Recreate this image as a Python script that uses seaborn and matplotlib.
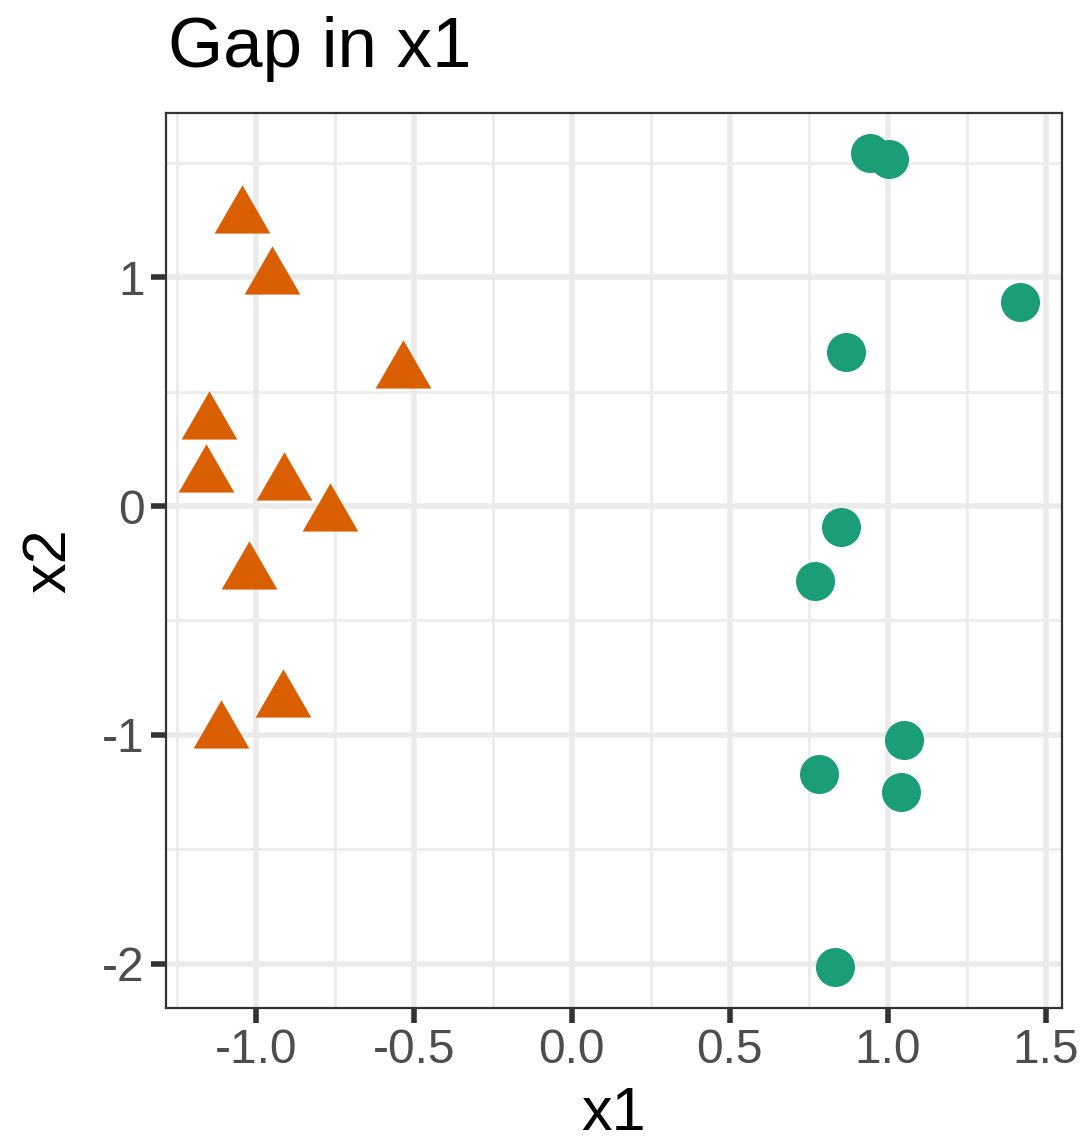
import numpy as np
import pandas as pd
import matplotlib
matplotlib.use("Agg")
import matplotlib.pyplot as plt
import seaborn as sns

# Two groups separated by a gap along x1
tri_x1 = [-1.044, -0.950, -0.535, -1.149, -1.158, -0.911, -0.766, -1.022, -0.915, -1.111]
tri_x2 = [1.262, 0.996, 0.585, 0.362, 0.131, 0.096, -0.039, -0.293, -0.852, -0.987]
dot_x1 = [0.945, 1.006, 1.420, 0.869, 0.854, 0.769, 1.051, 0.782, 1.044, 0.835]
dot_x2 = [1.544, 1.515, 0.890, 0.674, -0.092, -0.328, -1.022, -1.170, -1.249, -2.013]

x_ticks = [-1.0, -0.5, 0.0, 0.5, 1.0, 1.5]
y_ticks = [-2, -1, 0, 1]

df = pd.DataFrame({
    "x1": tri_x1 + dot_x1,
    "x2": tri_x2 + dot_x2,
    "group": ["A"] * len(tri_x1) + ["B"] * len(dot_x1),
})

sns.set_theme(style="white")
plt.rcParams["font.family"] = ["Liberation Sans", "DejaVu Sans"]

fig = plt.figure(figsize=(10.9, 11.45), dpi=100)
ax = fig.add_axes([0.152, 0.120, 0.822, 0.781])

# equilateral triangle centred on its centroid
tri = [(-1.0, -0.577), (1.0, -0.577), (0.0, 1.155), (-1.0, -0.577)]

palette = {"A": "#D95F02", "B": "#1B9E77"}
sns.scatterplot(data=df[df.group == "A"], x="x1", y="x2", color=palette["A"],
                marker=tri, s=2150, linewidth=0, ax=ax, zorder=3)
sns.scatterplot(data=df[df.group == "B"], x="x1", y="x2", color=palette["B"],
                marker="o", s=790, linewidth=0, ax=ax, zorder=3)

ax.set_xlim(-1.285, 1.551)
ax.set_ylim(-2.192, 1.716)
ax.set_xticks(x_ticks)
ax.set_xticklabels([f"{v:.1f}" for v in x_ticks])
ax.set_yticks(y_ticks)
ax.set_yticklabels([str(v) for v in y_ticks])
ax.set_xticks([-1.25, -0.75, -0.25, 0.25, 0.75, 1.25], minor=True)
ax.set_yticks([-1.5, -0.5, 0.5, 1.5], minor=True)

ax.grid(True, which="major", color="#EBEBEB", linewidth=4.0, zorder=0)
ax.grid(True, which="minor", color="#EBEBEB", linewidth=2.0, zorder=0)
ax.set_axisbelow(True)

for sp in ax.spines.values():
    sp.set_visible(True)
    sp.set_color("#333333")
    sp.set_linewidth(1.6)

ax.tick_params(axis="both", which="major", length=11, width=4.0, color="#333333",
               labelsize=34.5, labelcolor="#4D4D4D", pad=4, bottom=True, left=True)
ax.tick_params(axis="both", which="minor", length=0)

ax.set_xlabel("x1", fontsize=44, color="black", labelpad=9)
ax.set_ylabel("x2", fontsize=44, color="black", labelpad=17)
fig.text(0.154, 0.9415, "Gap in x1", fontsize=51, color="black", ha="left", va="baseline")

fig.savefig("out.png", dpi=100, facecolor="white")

══════════

_TASK STATEMENT_. Look over the material above and show each line where "seaborn" appears.

_WRITTEN RESPONSE_.
Recreate this image as a Python script that uses seaborn and matplotlib.
import seaborn as sns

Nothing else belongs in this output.